1. A portable electrical heating device adapted for spot-warming of a vessel containing pressurized liquid and vapor phases, said device comprising:
a) an electrically and thermally insulating and weather-resistant backing including an inner surface adapted to face a portion of a vessel wall;
b) a self-limiting electrically resistive element secured to the inner surface of the backing and adapted to be in heat-transfer relation to a portion of a vessel wall;
c) the backing including a layer of electrically and thermally insulating material defining said inner surface and to which the self-limiting element is secured, and a covering sheet of weather-resistant material covering outwardly directed surfaces of the insulating layer;
d) the backing further including a reflective layer disposed on said inner surface between the insulating layer and the self-limiting element;
e) means for removably attaching the heating device to a vessel wall, so as to spot-warm a portion of the vessel wall and heat liquid phase in proximity thereto at least to its boiling point.

2. A device as in claim 1 wherein power output of the self-limiting element decreases in response to increasing ambient temperature and increases with decreasing temperature.

3. A device as in claim 1 wherein power output of the self-limiting element is inversely proportional to the temperature of the portion of the vessel wall with which the element, in use is in heat-transfer relation.

4. A device as in claim 1 wherein the attachment means are magnetic means adapted to removably adhere the heating device to a vessel wall made of ferrous material.

5. A device as in claim 4 wherein the magnetic means are strips of magnetic material secured to the perimeter of the inner surface of the backing.

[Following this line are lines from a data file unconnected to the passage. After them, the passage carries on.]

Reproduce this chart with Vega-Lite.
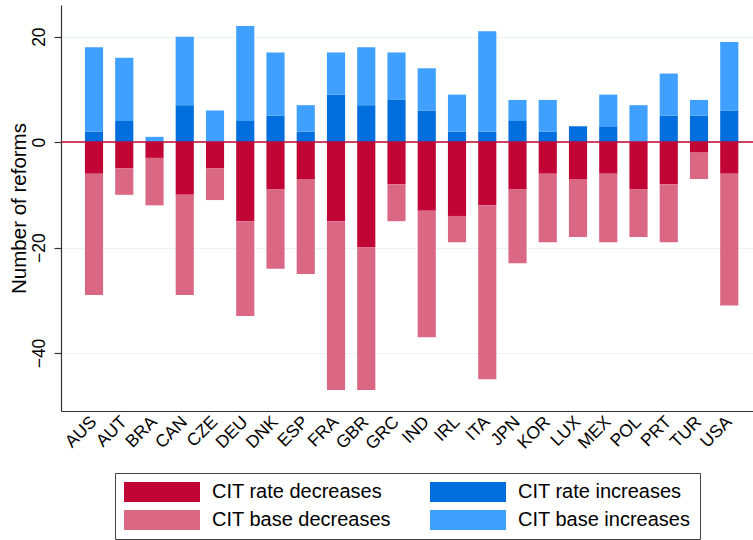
{
  "$schema": "https://vega.github.io/schema/vega-lite/v6.json",
  "autosize": "none",
  "width": 692,
  "height": 406,
  "padding": {"left": 61, "top": 5, "right": 0, "bottom": 129},
  "background": "white",
  "config": {
    "view": {"stroke": null},
    "font": "Liberation Sans",
    "axis": {"labelFont": "Liberation Sans", "titleFont": "Liberation Sans", "labelColor": "black", "titleColor": "black"},
    "legend": {"labelFont": "Liberation Sans"}
  },
  "layer": [
    {
      "data": {
        "values": [
          {"country": "AUS", "CIT rate increases": 2, "CIT base increases": 16, "CIT rate decreases": -6, "CIT base decreases": -23},
          {"country": "AUT", "CIT rate increases": 4, "CIT base increases": 12, "CIT rate decreases": -5, "CIT base decreases": -5},
          {"country": "BRA", "CIT rate increases": 0, "CIT base increases": 1, "CIT rate decreases": -3, "CIT base decreases": -9},
          {"country": "CAN", "CIT rate increases": 7, "CIT base increases": 13, "CIT rate decreases": -10, "CIT base decreases": -19},
          {"country": "CZE", "CIT rate increases": 0, "CIT base increases": 6, "CIT rate decreases": -5, "CIT base decreases": -6},
          {"country": "DEU", "CIT rate increases": 4, "CIT base increases": 18, "CIT rate decreases": -15, "CIT base decreases": -18},
          {"country": "DNK", "CIT rate increases": 5, "CIT base increases": 12, "CIT rate decreases": -9, "CIT base decreases": -15},
          {"country": "ESP", "CIT rate increases": 2, "CIT base increases": 5, "CIT rate decreases": -7, "CIT base decreases": -18},
          {"country": "FRA", "CIT rate increases": 9, "CIT base increases": 8, "CIT rate decreases": -15, "CIT base decreases": -32},
          {"country": "GBR", "CIT rate increases": 7, "CIT base increases": 11, "CIT rate decreases": -20, "CIT base decreases": -27},
          {"country": "GRC", "CIT rate increases": 8, "CIT base increases": 9, "CIT rate decreases": -8, "CIT base decreases": -7},
          {"country": "IND", "CIT rate increases": 6, "CIT base increases": 8, "CIT rate decreases": -13, "CIT base decreases": -24},
          {"country": "IRL", "CIT rate increases": 2, "CIT base increases": 7, "CIT rate decreases": -14, "CIT base decreases": -5},
          {"country": "ITA", "CIT rate increases": 2, "CIT base increases": 19, "CIT rate decreases": -12, "CIT base decreases": -33},
          {"country": "JPN", "CIT rate increases": 4, "CIT base increases": 4, "CIT rate decreases": -9, "CIT base decreases": -14},
          {"country": "KOR", "CIT rate increases": 2, "CIT base increases": 6, "CIT rate decreases": -6, "CIT base decreases": -13},
          {"country": "LUX", "CIT rate increases": 3, "CIT base increases": 0, "CIT rate decreases": -7, "CIT base decreases": -11},
          {"country": "MEX", "CIT rate increases": 3, "CIT base increases": 6, "CIT rate decreases": -6, "CIT base decreases": -13},
          {"country": "POL", "CIT rate increases": 0, "CIT base increases": 7, "CIT rate decreases": -9, "CIT base decreases": -9},
          {"country": "PRT", "CIT rate increases": 5, "CIT base increases": 8, "CIT rate decreases": -8, "CIT base decreases": -11},
          {"country": "TUR", "CIT rate increases": 5, "CIT base increases": 3, "CIT rate decreases": -2, "CIT base decreases": -5},
          {"country": "USA", "CIT rate increases": 6, "CIT base increases": 13, "CIT rate decreases": -6, "CIT base decreases": -25}
        ]
      },
      "transform": [
        {"fold": ["CIT rate decreases", "CIT rate increases", "CIT base decreases", "CIT base increases"], "as": ["series", "reforms"]}
      ],
      "mark": {"type": "bar"},
      "encoding": {
        "x": {
          "field": "country",
          "type": "nominal",
          "sort": null,
          "scale": {"paddingInner": 0.4, "paddingOuter": 0.638, "align": 0.62},
          "axis": {
            "title": null,
            "labelAngle": -45,
            "labelAlign": "right",
            "labelBaseline": "middle",
            "labelFontSize": 17.5,
            "labelPadding": 8,
            "ticks": false,
            "domainColor": "#333333",
            "domainWidth": 1.2,
            "grid": false
          }
        },
        "y": {
          "field": "reforms",
          "type": "quantitative",
          "stack": "zero",
          "scale": {"domain": [-51, 26], "nice": false, "zero": false},
          "axis": {
            "title": "Number of reforms",
            "titleFontSize": 20.5,
            "titleFontWeight": "normal",
            "titlePadding": 1,
            "values": [20, 0, -20, -40],
            "labelAngle": -90,
            "labelAlign": "center",
            "labelBaseline": "bottom",
            "labelFontSize": 17.5,
            "labelPadding": 6,
            "tickSize": 7,
            "tickColor": "#333333",
            "tickWidth": 1.2,
            "domainColor": "#333333",
            "domainWidth": 1.2,
            "grid": true,
            "gridColor": "#eaf2f3",
            "gridWidth": 1.2
          }
        },
        "color": {
          "field": "series",
          "type": "nominal",
          "scale": {
            "domain": ["CIT rate decreases", "CIT rate increases", "CIT base decreases", "CIT base increases"],
            "range": ["#c10534", "#006edc", "#da6884", "#40a0ff"]
          },
          "legend": {
            "title": null,
            "orient": "none",
            "legendX": 54,
            "legendY": 468,
            "direction": "horizontal",
            "columns": 2,
            "padding": 9,
            "strokeColor": "#444444",
            "cornerRadius": 0,
            "symbolType": "M-1,-1H6.6V1H-1Z",
            "symbolSize": 400,
            "symbolStrokeWidth": 0,
            "labelFontSize": 20,
            "labelColor": "black",
            "labelOffset": 68,
            "columnPadding": 39,
            "rowPadding": 8,
            "labelLimit": 400
          }
        },
        "order": {"field": "series", "sort": "descending"}
      }
    },
    {
      "data": {"values": [{}]},
      "mark": {"type": "rule", "color": "#c10534", "strokeWidth": 1.5},
      "encoding": {"y": {"datum": 0}}
    }
  ]
}
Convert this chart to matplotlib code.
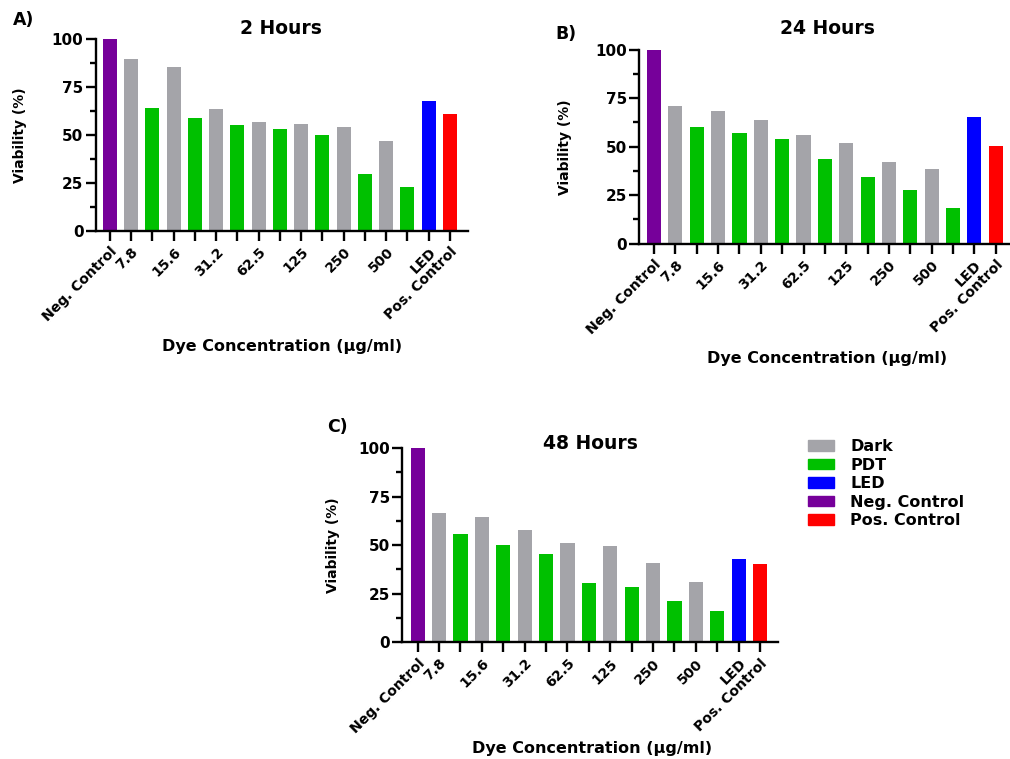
import numpy as np
import matplotlib.pyplot as plt
from matplotlib.patches import Patch
from matplotlib.ticker import MultipleLocator

plt.rcParams['font.family'] = ['DejaVu Sans']
plt.rcParams['font.weight'] = 'bold'

# bar order: Neg. Control, Dark/PDT pairs per concentration, LED, Pos. Control
concentrations = ['7.8', '15.6', '31.2', '62.5', '125', '250', '500']

dark_2h = [89.3, 85.1, 63.3, 56.8, 55.6, 53.9, 46.6]
pdt_2h = [63.8, 58.9, 54.9, 53.0, 50.1, 29.6, 22.9]
led_2h = 67.8
pos_2h = 61.0

dark_24h = [71.0, 68.4, 63.9, 55.8, 52.1, 41.9, 38.5]
pdt_24h = [60.1, 57.2, 54.1, 43.6, 34.5, 27.8, 18.2]
led_24h = 65.3
pos_24h = 50.5

dark_48h = [66.4, 64.7, 58.0, 50.9, 49.4, 40.7, 30.9]
pdt_48h = [55.7, 50.3, 45.5, 30.7, 28.3, 21.3, 16.3]
led_48h = 43.1
pos_48h = 40.1

neg_control = 100.0

c_dark = '#A4A4A9'
c_pdt = '#00C000'
c_led = '#0000FF'
c_neg = '#76009A'
c_pos = '#FF0000'


def build(dark, pdt, led, pos):
    vals = [neg_control]
    cols = [c_neg]
    for d, p in zip(dark, pdt):
        vals += [d, p]
        cols += [c_dark, c_pdt]
    vals += [led, pos]
    cols += [c_led, c_pos]
    labels = ['Neg. Control']
    for c in concentrations:
        labels += [c, '']
    labels += ['LED', 'Pos. Control']
    return vals, cols, labels


def panel(rect, xlim, dark, pdt, led, pos):
    ax = fig.add_axes(rect)
    vals, cols, labels = build(dark, pdt, led, pos)
    x = np.arange(len(vals))
    ax.bar(x, vals, width=0.66, color=cols)
    ax.set_xlim(*xlim)
    ax.set_ylim(0, 100)
    ax.spines['top'].set_visible(False)
    ax.spines['right'].set_visible(False)
    for s in ('left', 'bottom'):
        ax.spines[s].set_linewidth(1.7)
    ax.yaxis.set_major_locator(MultipleLocator(25))
    ax.yaxis.set_minor_locator(MultipleLocator(12.5))
    ax.tick_params(axis='both', which='major', length=7, width=1.7, pad=2)
    ax.tick_params(axis='y', which='major', labelsize=11)
    ax.tick_params(axis='y', which='minor', length=4.5, width=1.7)
    ax.set_xticks(x)
    ax.set_xticklabels(labels, rotation=45, ha='right',
                       rotation_mode='anchor', fontweight='bold',
                       fontsize=10)
    ax.tick_params(axis='x', pad=3)
    for t in ax.get_yticklabels():
        t.set_fontweight('bold')
    return ax


fig = plt.figure(figsize=(10.10, 7.59), dpi=100)

panel([0.0950, 0.6957, 0.3684, 0.2533], (-0.66, 16.85),
      dark_2h, pdt_2h, led_2h, pos_2h)
panel([0.6330, 0.6789, 0.3670, 0.2556], (-0.69, 16.67),
      dark_24h, pdt_24h, led_24h, pos_24h)
panel([0.3983, 0.1537, 0.3720, 0.2560], (-0.72, 16.84),
      dark_48h, pdt_48h, led_48h, pos_48h)

H = 759
W = 1010


def ftext(px, py, s, **kw):
    fig.text(px / W, 1 - py / H, s, fontweight='bold', **kw)


# titles and panel letters
ftext(281, 29, '2 Hours', fontsize=13.5, ha='center', va='center')
ftext(827, 28, '24 Hours', fontsize=13.5, ha='center', va='center')
ftext(590, 444, '48 Hours', fontsize=13.5, ha='center', va='center')
ftext(13, 20, 'A)', fontsize=12.5, ha='left', va='center')
ftext(555, 34, 'B)', fontsize=12.5, ha='left', va='center')
ftext(327, 427, 'C)', fontsize=12.5, ha='left', va='center')

# axis labels
ftext(20, 135, 'Viability (%)', fontsize=10, rotation=90, ha='center', va='center')
ftext(565, 147, 'Viability (%)', fontsize=10, rotation=90, ha='center', va='center')
ftext(333, 545, 'Viability (%)', fontsize=10, rotation=90, ha='center', va='center')
ftext(282, 346, 'Dye Concentration (\u03bcg/ml)', fontsize=11.5, ha='center', va='center')
ftext(827, 358, 'Dye Concentration (\u03bcg/ml)', fontsize=11.5, ha='center', va='center')
ftext(592, 748, 'Dye Concentration (\u03bcg/ml)', fontsize=11.5, ha='center', va='center')

handles = [Patch(color=c_dark, label='Dark'),
           Patch(color=c_pdt, label='PDT'),
           Patch(color=c_led, label='LED'),
           Patch(color=c_neg, label='Neg. Control'),
           Patch(color=c_pos, label='Pos. Control')]
fig.legend(handles=handles, loc='upper left',
           bbox_to_anchor=(808 / W, 1 - 439 / H), frameon=False,
           prop={'weight': 'bold', 'size': 11.5}, handlelength=1.63,
           handleheight=0.62, labelspacing=0.22, handletextpad=1.0,
           borderaxespad=0, borderpad=0)

fig.savefig('out.png', dpi=100)
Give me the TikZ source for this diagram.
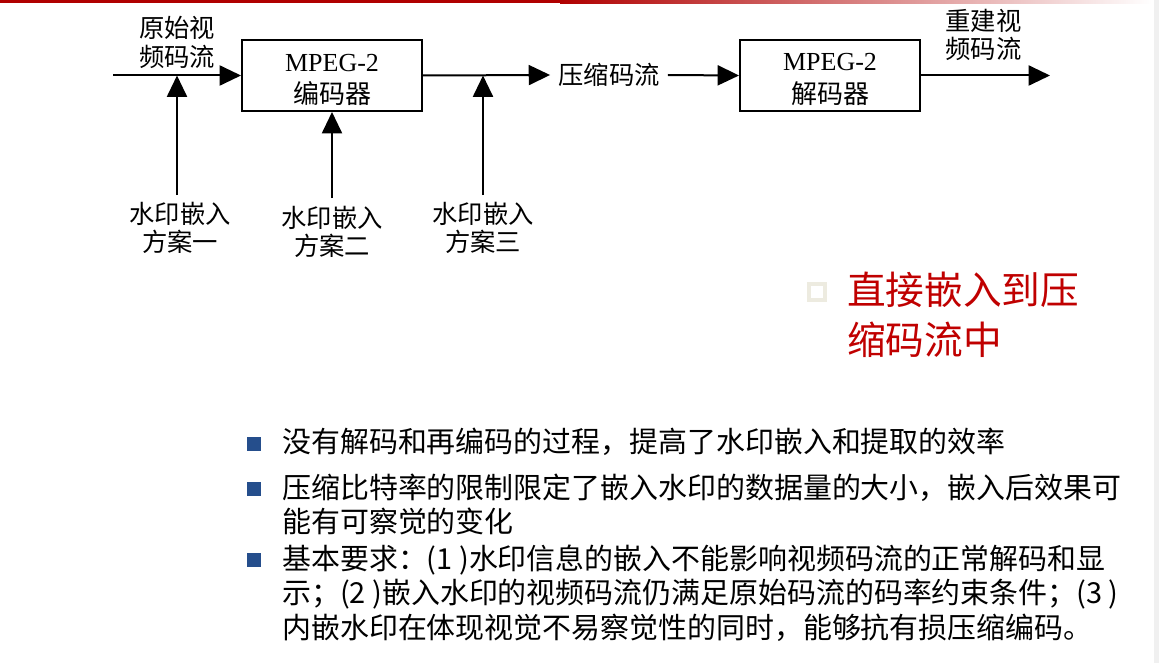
\documentclass[tikz,border=0pt]{standalone}
\usepackage{fontspec}
\setmainfont{Liberation Serif}
\newfontfamily\cjk{Noto Sans CJK SC}
\usetikzlibrary{arrows.meta}
\definecolor{barred}{HTML}{B00000}
\definecolor{txtred}{HTML}{C00000}
\definecolor{bulblue}{HTML}{254E8C}
\definecolor{hollow}{HTML}{EDEBE0}
\definecolor{edgegray}{HTML}{F0F0F0}
\begin{document}
\begin{tikzpicture}[x=0.75pt,y=-0.75pt,
  arr/.style={-{Triangle[length=16pt,width=15pt]}, line width=1.5pt},
  blk/.style={draw, line width=1.5pt, minimum width=135pt, minimum height=53.25pt, inner sep=0pt},
  boxtxt/.style={inner sep=0pt, align=center, font=\fontsize{19.5}{24.5}\selectfont},
  lbl/.style={font=\cjk\fontsize{19}{21.5}\selectfont, align=center, inner sep=0pt},
  redtxt/.style={font=\cjk\fontsize{29}{37.5}\selectfont, text=txtred, inner sep=0pt, anchor=west},
  bultxt/.style={font=\cjk\fontsize{21.7}{26}\selectfont, inner sep=0pt, anchor=west},
  bulsq/.style={fill=bulblue, minimum size=10.1pt, inner sep=0pt}
]
\useasboundingbox (0,0) rectangle (1159,663);
\fill[white] (0,0) rectangle (1159,663);
% top bar
\fill[barred] (0,0) rectangle (560,3.4);
\shade[left color=barred, right color=white] (560,0) rectangle (1152,3.4);
\fill[edgegray] (1154,0) rectangle (1159,663);

% diagram
\node[blk] (enc) at (332,75.5) {};
\node[blk] (dec) at (830,75.5) {};
\node[boxtxt] (enct) at ([yshift=-3.2pt]enc.center) {MPEG-2\\{\cjk 编码器}};
\node[boxtxt] (dect) at ([yshift=-3.2pt]dec.center) {MPEG-2\\{\cjk 解码器}};
\node[lbl, inner xsep=6pt] (cs) at (609,75) {压缩码流};
\node[lbl] (src) at (177,42.5) {原始视\\频码流};
\node[lbl] (rec) at (983.5,35) {重建视\\频码流};
\node[lbl] (l1) at (180,228) {水印嵌入\\方案一};
\node[lbl] (l2) at (332,232) {水印嵌入\\方案二};
\node[lbl] (l3) at (483,228) {水印嵌入\\方案三};

\coordinate (in) at (113,75.5);
\coordinate (out) at (1050,75.5);
\coordinate (t1) at (177,75.5);
\coordinate (s1) at (177,195);
\coordinate (s2) at (332,198);
\coordinate (t3) at (483,75.5);
\coordinate (s3) at (483,195);

\draw[arr] (in) -- (enc.west);
\draw[arr] (enc.east) -- (cs.west);
\draw[arr] (cs.east) -- (dec.west);
\draw[arr] (dec.east) -- (out);
\draw[arr] (s1) -- (t1);
\draw[arr] (s2) -- (enc.south);
\draw[arr] (s3) -- (t3);

% red heading
\draw[hollow, line width=3pt] (809,284) rectangle (825,300);
\node[redtxt] (r1) at (847,290) {直接嵌入到压};
\node[redtxt] (r2) at (847,340) {缩码流中};

% bullets
\node[bulsq] (b1) at (254,444) {};
\node[bulsq] (b2) at (254,489) {};
\node[bulsq] (b3) at (254,560) {};
\node[bultxt] (x1) at (282,442) {没有解码和再编码的过程，提高了水印嵌入和提取的效率};
\node[bultxt] (x2) at (282,488) {压缩比特率的限制限定了嵌入水印的数据量的大小，嵌入后效果可};
\node[bultxt] (x3) at (282,521) {能有可察觉的变化};
\node[bultxt] (x4) at (282,560) {基本要求：(1 )水印信息的嵌入不能影响视频码流的正常解码和显};
\node[bultxt] (x5) at (282,594) {示；(2 )嵌入水印的视频码流仍满足原始码流的码率约束条件；(3 )};
\node[bultxt] (x6) at (282,628) {内嵌水印在体现视觉不易察觉性的同时，能够抗有损压缩编码。};
\end{tikzpicture}
\end{document}
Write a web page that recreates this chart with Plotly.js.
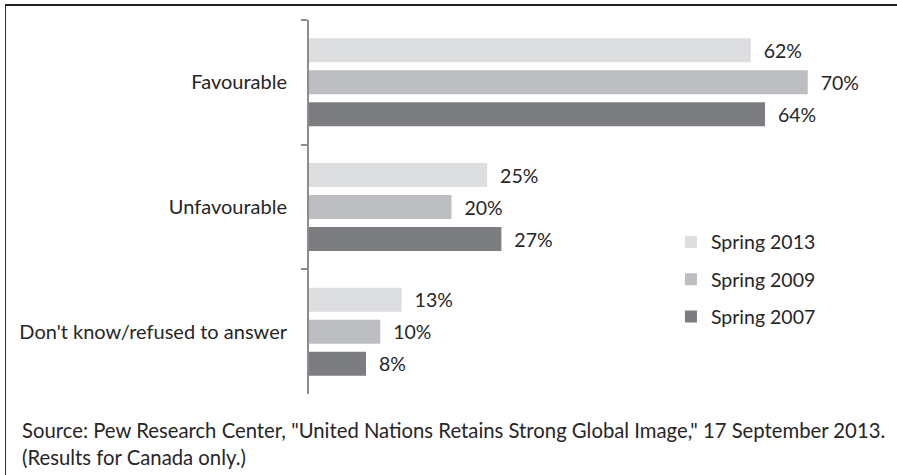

6. A device as in claim 1 wherein the attachment means are elastic straps adapted to removably secure the heating device to a vessel wall.

7. A device as in claim 1 wherein the reflective layer is aluminum foil.

8. A device as claimed in claim 1 wherein the heating device is of arcuate shape such that, when attached to a portion of a vessel wall, the heating device closely corresponds to the shape of the respective wall portion.

9. A device as claimed in claim 2 wherein, when the heating device is attached to a portion of a vessel wall, the self-limiting element and the peripheral edge of the backing are in contact with the vessel wall.

10. A device as in claim 1 wherein the self-limiting element is arranged in the shape of a letter U with legs of uneven lengths.

11. A device as in claim 1 wherein the heating device is sufficiently flexible to adapt to the curvature of a vessel wall when being attached thereto.

12. A device as claimed in claim 1 wherein an electrical connection, adapted to be connected to an electrical supply, passes from the self-limiting element through the backing to the outside.